For once we depart from our usual plan of not noticing any comments which appear on this annual retrospect of architectural progress in order to say a word or two on the principle on which it is written.

Both the 'Builder' and the 'Building News,' in reviews of the article for 1858, whilst sufficiently complimentary as to its tone, and the information condensed in it, remarked, with curious unanimity, that it was greatly indebted to their pages for the materials on which the notices of the new buildings were based. They did not say that we borrowed unfairly, but that we borrowed from them. Now it is undoubtedly true that we are indebted to those journals for information-but we are indebted to them for little else: our opinions are our own. The 'Builder' and the 'Building News' are to architecture what the 'Times' and the 'Daily News' are to politics and public events; and the writer who undertook to give a sketch of architectural progress, would execute his task very imperfectly if he did not studiously examine the pages of the two great architectural newspapers. But the daily and the weekly London newspapers, and occasionally provincial newspapers, have also been in like manner, though less diligently, consulted. Consulted, not copied. In a large proportion of the notices of provincial buildings, we have necessarily had to follow the descriptions of them in the journals-descriptions usually supplied by the architects or other persons interested in the buildings. But every building in the metropolis or its vicinity of any importance has been personally examined, and the criticisms invariably, and the descriptions mainly, have been written from our own notes.

Further, the Building News' says that "four out of the five cuts" in last year's paper were taken from engravings which appeared in that journal. This, again, is most certainly an error. Four out of the five cuts were from original sketches made expressly for this work, or from drawings lent to us by the architects. But with the views, as with the descriptions, we have necessarily followed in the footsteps of our contemporaries. In an annual retrospect it is impossible to give engravings of buildings of which engravings have not already been given elsewhere. The Builder,' the 'Building News,' the 'Illustrated News,' the Illustrated Times,' and the 'Illustrated News of the World,' are constantly endeavouring to get the start of each other in representing a building which has advanced sufficiently to attract public attention; and between them it seldom happens that a structure of any consequence is completed without having been engraved in one or more of those publications. In the cuts which appear in this article, we merely profess to give views or elevations of a few of the buildings erected during the year, which seem best to illustrate the actual progress and tendency of architecture, without regard to their novelty, and without inquiring whether they have or have not been previously engraved.

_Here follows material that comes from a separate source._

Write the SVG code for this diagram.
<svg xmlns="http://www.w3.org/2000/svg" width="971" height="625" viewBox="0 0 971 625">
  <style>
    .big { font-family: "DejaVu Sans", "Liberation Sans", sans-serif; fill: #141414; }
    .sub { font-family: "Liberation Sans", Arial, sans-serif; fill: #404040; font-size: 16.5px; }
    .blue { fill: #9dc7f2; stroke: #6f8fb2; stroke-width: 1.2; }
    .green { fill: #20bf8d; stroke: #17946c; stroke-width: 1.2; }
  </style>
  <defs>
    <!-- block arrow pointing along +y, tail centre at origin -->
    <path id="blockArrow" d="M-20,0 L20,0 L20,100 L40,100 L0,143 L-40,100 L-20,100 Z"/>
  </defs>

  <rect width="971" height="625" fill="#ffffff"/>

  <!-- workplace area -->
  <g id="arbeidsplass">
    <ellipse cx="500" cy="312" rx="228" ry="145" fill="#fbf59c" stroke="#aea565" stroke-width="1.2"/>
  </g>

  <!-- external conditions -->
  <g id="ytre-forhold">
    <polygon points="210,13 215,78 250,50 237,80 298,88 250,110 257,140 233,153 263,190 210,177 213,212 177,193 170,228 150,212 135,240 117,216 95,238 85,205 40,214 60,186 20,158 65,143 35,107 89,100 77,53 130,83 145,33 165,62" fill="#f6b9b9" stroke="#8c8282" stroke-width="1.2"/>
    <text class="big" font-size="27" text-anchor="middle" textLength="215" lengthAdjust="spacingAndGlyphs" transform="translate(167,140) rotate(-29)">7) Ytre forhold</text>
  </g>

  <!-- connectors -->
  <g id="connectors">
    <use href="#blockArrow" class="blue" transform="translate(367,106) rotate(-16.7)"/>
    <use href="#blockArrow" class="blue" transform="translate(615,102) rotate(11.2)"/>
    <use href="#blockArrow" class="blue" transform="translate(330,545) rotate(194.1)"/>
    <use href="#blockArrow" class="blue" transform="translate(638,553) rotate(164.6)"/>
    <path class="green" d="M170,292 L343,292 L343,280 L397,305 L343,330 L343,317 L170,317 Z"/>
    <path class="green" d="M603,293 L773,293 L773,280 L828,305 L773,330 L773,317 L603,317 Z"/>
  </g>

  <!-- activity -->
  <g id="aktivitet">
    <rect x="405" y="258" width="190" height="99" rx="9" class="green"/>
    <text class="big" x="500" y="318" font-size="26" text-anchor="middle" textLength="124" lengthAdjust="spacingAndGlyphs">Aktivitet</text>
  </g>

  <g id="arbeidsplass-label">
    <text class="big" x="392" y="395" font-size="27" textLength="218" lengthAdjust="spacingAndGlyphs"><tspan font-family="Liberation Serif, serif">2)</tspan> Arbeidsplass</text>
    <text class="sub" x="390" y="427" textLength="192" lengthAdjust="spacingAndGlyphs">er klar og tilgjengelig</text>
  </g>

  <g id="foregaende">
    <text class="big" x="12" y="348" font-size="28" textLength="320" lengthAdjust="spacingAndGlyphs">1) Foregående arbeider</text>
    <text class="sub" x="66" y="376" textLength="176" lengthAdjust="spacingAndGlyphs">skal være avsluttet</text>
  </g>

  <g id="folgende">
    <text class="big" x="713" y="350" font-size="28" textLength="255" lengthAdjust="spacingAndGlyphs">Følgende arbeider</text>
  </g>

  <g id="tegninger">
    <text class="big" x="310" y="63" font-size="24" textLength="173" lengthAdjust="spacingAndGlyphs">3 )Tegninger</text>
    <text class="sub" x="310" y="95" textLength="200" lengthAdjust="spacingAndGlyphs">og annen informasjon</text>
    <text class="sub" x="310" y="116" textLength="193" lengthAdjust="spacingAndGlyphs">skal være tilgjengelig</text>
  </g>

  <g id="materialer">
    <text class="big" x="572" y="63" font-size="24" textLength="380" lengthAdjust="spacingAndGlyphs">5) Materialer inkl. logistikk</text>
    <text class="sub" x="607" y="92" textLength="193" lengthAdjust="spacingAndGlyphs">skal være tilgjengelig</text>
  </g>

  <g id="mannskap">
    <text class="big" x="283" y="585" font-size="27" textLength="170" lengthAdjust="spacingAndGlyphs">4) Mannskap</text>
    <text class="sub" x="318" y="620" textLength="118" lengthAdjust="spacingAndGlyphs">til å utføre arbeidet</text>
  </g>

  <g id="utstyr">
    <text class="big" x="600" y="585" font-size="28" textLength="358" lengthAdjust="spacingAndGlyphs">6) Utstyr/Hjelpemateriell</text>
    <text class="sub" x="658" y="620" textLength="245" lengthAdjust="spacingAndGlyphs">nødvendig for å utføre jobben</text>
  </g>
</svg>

At the same time, while we thus set our excellent contemporaries right on this matter, we gladly avail ourselves of the opportunity to express our obligations to both of them. Without such chronicles to refer to-in which professional information is every week collected from all parts of the country-it would be quite impossible for any single writer to give, in an annual summary like the present, anything approaching the amount of information we are now able to lay before our readers.